Ma qualcosa si muove. Il Politecnico di Milano ha elaborato Vento: il progetto, ambizioso, di una ciclabile di 697 chilometri che corre lungo il Po, da Torino a Venezia. «Una grande infrastruttura leggera che costerebbe 80 milioni di euro, quanto due chilometri di autostrada. Ma per realizzarla dobbiamo cambiare radicalmente la filosofia di utilizzo dei nostri territori, pensando a un’idea diversa di turismo, qualcosa di veramente alternativo», spiega il professor Paolo Pileri, coordinatore del progetto. A una diversa idea di turismo, più sostenibile e lento, capace di entrare in profondo nei luoghi che si visitano e non solo attraversarli, fa riferimento il parco cicloturistico dei Navigli, il nuovo progetto targato Touring che verrà presentato a fine mese a Milano (vedi a fianco). «Questo parco, il primo del Tci in Italia, prenderà vita nella zona compresa tra le province di Milano, Pavia e Novara» spiega il presidente Iseppi.

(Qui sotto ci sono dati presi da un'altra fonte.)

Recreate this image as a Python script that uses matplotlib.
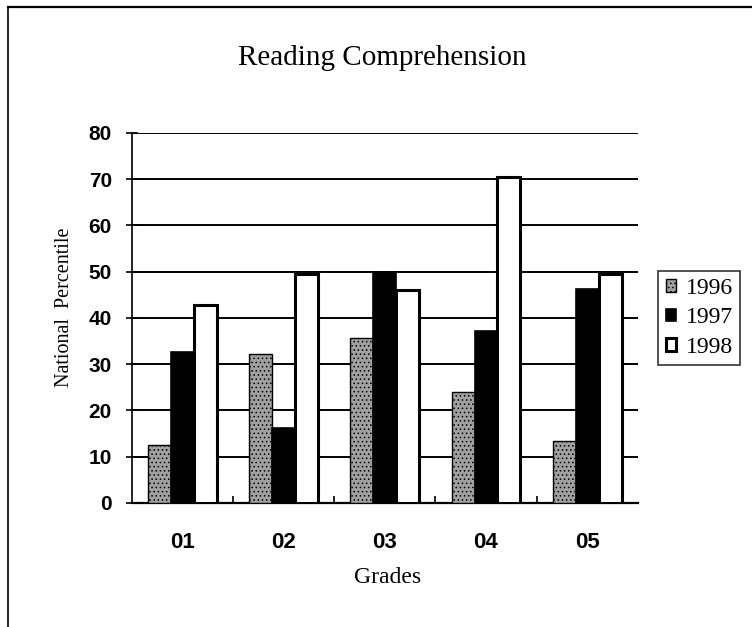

Di cosa si tratta? «Di una rete di percorsi cicloturistici di qualità ideati e realizzati per scoprire in bici l’enorme patrimonio italiano di bello diffuso» racconta Iseppi. Un’idea replicabile ovunque in Italia, perché un parco di questo tipo richiede interventi infrastrutturali minimi, poiché mette a sistema quanto già esiste in termini di viabilità a scarso traffico. «Non si tratta di costruire nuove ciclabili, ma utilizzare la viabilità esistente creando dei percorsi sicuri che siano interconnessi con gli altri mezzi di trasporto e abbiano una propensione all’accoglienza del cicloturista, sia in termini di offerta alberghiera per il ciclista sia in termini di opportunità di servizi come manutenzione, noleggio bici e guide turistiche» spiega Iseppi. Realtà che spesso sui diversi territori si trovano già, ma non sono mai state organizzate e inserite in un percorso coerente pensato ad hoc per il cicloturismo. Così, anche se la matematica dice il contrario, alle volte cambiando l’ordine degli addendi il risultato cambia.